+++ EXCERPTED RECORDS

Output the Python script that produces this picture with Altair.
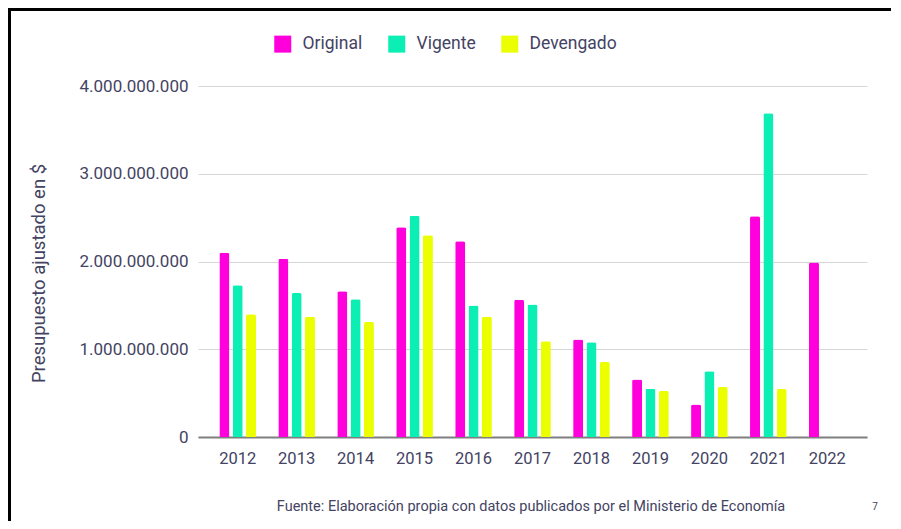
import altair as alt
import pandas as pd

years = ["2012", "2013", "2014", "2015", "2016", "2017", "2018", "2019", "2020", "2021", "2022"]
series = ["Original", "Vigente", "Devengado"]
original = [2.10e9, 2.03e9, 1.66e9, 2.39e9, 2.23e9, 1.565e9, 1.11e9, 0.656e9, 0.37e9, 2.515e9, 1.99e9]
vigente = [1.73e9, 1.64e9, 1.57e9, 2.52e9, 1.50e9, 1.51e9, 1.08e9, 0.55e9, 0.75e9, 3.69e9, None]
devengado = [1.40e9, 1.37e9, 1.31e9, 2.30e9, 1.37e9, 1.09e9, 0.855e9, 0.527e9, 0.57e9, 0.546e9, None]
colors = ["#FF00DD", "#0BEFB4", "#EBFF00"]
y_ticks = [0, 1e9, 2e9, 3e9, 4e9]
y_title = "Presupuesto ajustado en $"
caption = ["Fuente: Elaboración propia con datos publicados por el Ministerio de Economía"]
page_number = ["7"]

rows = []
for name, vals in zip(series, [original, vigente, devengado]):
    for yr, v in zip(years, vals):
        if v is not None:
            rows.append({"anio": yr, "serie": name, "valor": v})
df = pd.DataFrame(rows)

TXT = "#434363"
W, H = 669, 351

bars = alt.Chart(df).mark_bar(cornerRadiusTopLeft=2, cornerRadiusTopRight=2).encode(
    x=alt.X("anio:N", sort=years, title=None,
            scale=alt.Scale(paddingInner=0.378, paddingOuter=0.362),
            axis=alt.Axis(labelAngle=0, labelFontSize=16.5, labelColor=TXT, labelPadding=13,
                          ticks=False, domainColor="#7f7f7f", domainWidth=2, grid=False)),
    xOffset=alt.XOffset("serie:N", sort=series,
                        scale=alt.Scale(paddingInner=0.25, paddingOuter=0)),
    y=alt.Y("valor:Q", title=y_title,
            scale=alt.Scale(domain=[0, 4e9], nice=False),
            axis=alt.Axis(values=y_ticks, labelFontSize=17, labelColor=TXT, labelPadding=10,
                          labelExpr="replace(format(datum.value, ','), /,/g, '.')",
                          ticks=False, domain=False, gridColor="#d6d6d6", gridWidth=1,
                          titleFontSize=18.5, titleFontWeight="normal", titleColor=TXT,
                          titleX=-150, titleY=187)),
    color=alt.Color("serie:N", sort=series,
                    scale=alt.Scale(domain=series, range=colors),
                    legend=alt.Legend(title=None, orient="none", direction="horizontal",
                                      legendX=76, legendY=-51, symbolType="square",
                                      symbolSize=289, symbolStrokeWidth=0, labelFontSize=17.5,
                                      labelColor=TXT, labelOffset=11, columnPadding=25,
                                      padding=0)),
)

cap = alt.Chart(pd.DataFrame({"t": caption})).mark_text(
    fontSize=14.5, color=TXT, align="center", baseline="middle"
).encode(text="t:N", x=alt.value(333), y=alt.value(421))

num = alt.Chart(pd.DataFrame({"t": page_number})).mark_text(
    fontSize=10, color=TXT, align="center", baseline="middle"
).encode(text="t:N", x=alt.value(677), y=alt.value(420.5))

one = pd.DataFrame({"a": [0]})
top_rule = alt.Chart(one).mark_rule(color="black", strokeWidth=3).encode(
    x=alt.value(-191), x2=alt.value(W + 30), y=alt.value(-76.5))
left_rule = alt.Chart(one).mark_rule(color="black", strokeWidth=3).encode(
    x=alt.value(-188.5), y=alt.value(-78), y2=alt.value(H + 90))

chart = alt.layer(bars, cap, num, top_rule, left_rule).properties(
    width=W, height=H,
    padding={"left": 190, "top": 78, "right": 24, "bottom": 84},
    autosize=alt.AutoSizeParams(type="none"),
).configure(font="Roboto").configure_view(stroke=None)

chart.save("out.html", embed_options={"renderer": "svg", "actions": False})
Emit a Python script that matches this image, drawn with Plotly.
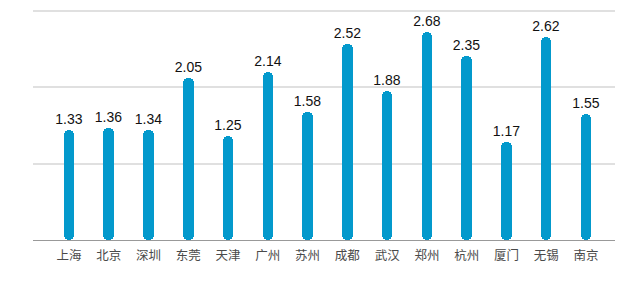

++++++
+++ EXCERPTED RECORDS

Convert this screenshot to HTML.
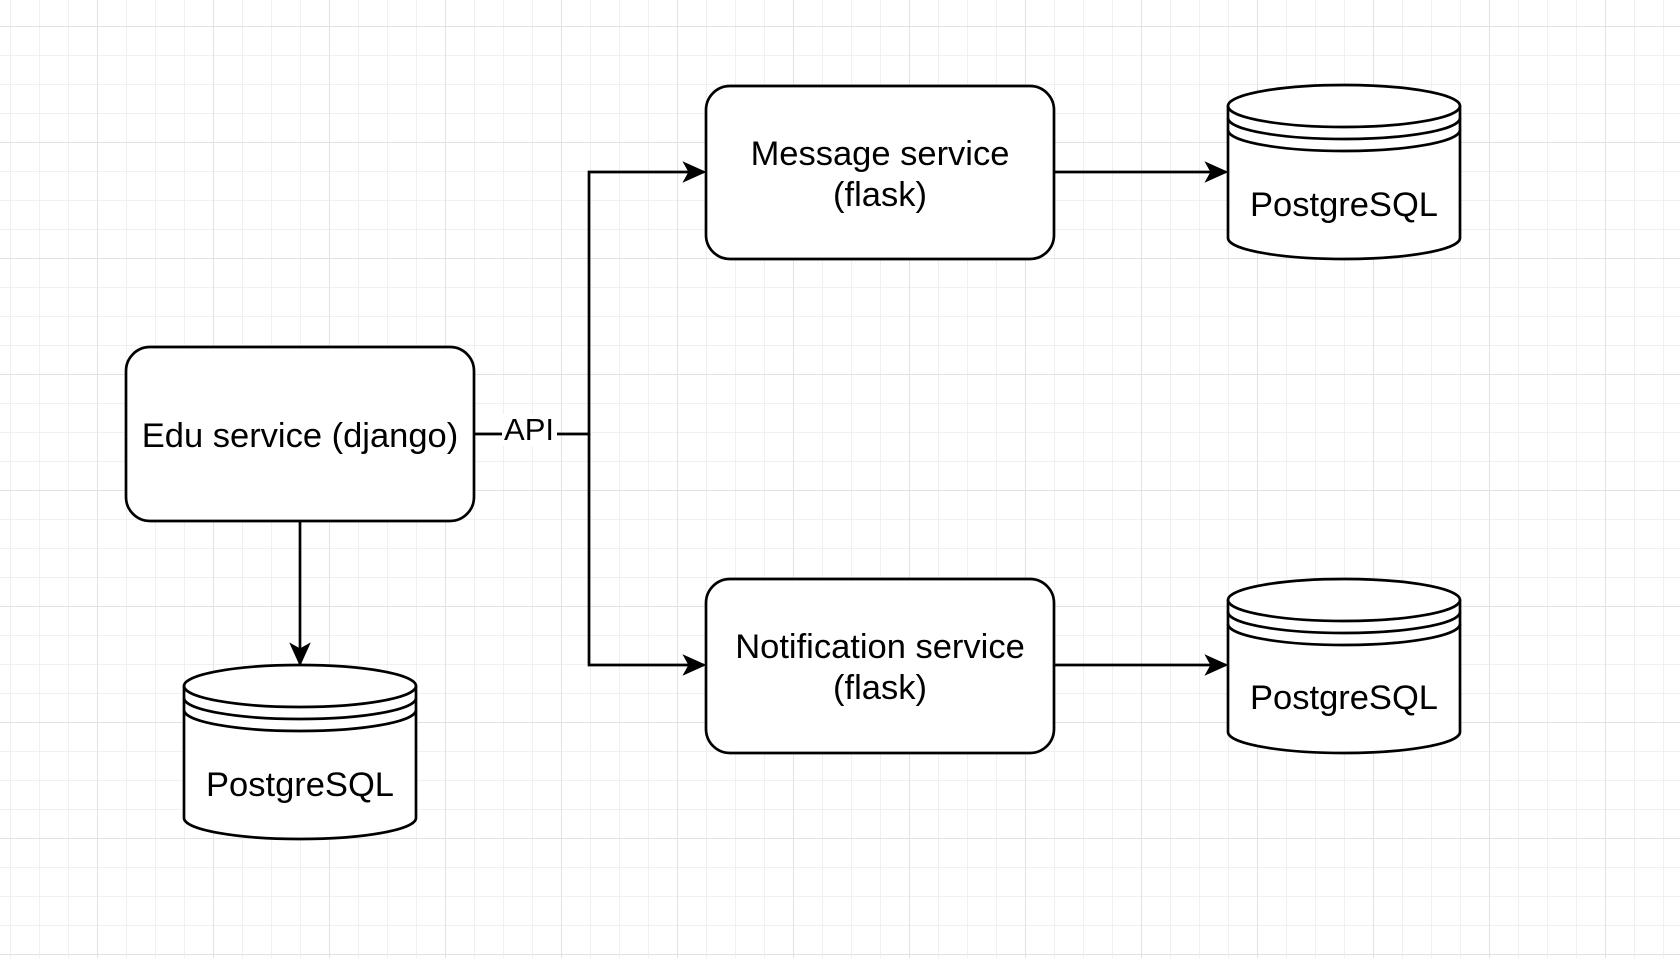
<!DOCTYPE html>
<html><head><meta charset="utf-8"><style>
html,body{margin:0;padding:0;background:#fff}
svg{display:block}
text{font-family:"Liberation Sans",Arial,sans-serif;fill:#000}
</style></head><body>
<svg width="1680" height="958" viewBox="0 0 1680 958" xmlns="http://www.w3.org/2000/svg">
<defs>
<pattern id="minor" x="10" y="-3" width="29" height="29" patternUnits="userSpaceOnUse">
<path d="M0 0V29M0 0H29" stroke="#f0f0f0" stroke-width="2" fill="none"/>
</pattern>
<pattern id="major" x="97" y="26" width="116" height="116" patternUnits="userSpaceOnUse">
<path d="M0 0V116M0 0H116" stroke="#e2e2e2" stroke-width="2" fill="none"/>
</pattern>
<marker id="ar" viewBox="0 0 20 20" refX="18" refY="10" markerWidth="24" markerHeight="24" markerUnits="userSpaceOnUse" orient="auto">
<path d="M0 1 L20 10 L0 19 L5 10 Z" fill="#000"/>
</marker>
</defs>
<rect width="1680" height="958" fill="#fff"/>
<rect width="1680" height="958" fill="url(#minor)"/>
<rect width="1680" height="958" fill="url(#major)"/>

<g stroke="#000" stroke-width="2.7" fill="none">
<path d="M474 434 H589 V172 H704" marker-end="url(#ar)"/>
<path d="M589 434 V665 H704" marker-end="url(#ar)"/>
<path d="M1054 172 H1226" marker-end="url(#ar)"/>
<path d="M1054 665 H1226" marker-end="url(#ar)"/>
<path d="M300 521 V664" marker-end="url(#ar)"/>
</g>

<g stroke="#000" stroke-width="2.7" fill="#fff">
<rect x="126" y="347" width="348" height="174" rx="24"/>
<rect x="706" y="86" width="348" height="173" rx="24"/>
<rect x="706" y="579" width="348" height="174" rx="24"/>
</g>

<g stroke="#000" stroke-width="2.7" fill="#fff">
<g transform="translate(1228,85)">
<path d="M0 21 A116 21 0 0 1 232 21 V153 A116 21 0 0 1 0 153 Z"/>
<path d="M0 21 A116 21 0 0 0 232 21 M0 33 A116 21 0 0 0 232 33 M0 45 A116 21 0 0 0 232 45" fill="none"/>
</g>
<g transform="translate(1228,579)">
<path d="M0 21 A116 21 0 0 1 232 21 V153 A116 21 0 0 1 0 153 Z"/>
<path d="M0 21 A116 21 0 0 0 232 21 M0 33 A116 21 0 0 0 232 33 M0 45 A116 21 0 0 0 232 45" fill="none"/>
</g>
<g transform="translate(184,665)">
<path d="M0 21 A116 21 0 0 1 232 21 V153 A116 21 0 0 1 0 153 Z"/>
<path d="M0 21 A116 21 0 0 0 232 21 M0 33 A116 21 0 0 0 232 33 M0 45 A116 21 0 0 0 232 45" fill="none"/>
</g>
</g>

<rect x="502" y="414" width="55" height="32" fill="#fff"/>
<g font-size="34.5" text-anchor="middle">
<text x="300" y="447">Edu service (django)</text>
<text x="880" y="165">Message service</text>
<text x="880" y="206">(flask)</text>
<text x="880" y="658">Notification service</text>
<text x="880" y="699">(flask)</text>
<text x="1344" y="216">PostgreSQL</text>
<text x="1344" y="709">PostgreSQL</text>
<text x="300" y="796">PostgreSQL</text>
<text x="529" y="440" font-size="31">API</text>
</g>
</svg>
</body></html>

++++++

— DIRECTIONS —
Using the records above, find and show each line with the string "script".

— THE RESPONSE —
Output the Python script that produces this picture with Altair.
Emit a Python script that matches this image, drawn with Plotly.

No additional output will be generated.